Le concert sera accompagné de projections et de surtitres.

Sur le budget que représente une telle entreprise, aucun chiffre n'est dévoilé. «Par respect pour les artistes et leurs ententes respectives», se contente de répondre la direction de l'OSM.

Une synthèse

«Synthèse de mes découvertes musicales», dit Messiaen à propos de son opéra. On y retrouve en effet ces formules rythmiques, harmoniques et sonores qui rendent son langage musical si distinctif. Le texte, qui est de Messiaen lui-même, est souvent non accompagné et plus proche du parlé que du chanté, ce qui permet de mieux le suivre.

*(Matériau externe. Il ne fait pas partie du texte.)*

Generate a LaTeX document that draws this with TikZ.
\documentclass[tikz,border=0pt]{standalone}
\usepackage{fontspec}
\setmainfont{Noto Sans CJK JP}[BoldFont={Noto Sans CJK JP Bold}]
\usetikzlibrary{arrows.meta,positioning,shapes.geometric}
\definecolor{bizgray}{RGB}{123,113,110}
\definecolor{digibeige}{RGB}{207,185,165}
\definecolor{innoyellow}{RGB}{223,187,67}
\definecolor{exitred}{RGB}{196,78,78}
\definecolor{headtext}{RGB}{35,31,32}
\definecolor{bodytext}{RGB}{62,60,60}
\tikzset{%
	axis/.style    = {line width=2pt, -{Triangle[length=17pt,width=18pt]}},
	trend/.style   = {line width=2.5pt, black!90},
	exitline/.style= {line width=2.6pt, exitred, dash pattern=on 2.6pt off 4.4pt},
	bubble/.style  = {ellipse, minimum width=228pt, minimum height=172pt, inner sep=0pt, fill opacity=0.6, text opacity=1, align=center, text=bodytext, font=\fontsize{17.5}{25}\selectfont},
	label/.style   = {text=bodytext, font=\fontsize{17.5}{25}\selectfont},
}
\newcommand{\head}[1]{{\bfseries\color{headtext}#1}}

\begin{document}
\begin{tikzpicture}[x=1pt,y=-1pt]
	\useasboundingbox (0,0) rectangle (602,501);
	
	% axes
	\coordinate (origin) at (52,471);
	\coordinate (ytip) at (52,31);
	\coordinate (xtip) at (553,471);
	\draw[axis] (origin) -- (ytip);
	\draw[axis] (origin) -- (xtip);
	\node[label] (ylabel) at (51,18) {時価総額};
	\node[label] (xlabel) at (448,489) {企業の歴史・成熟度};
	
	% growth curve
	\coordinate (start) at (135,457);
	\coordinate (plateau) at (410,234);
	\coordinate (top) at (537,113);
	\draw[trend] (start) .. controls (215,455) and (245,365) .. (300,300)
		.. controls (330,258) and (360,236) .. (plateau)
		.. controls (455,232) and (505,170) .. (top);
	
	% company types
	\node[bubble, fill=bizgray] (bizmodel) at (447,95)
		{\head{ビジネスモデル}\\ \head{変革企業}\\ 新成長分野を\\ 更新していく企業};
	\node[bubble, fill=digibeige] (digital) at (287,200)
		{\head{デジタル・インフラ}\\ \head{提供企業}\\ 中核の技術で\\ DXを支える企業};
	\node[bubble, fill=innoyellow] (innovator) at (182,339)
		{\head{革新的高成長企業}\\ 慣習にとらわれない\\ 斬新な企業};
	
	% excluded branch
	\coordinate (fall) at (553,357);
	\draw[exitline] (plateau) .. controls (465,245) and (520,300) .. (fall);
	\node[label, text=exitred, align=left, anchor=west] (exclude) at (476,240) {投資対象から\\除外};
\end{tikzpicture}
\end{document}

La critique a été jusqu'à présent très louangeuse pour l'opéra de Messiaen, mais quelques sons de cloche différents se sont aussi fait entendre. Ainsi, celui de Jacques Drillon, critique iconoclaste s'il en est. Au lendemain de la création, et sous le titre «Aussi peu franciscain que possible», il osait parler d'«insincérité du texte», de «contenu sucré, malsain, vicié», de «jésuitisme», de «nausée» et d'«écoeurement total». Après une journée passée à écouter Saint François d'Assise, j'ose à mon tour: Drillon n'a pas complètement tort!

Saint François d'Assise, opéra d'Olivier Messiaen, les 5 et 9 décembre à la salle Wilfrid-Pelletier de la Place des Arts.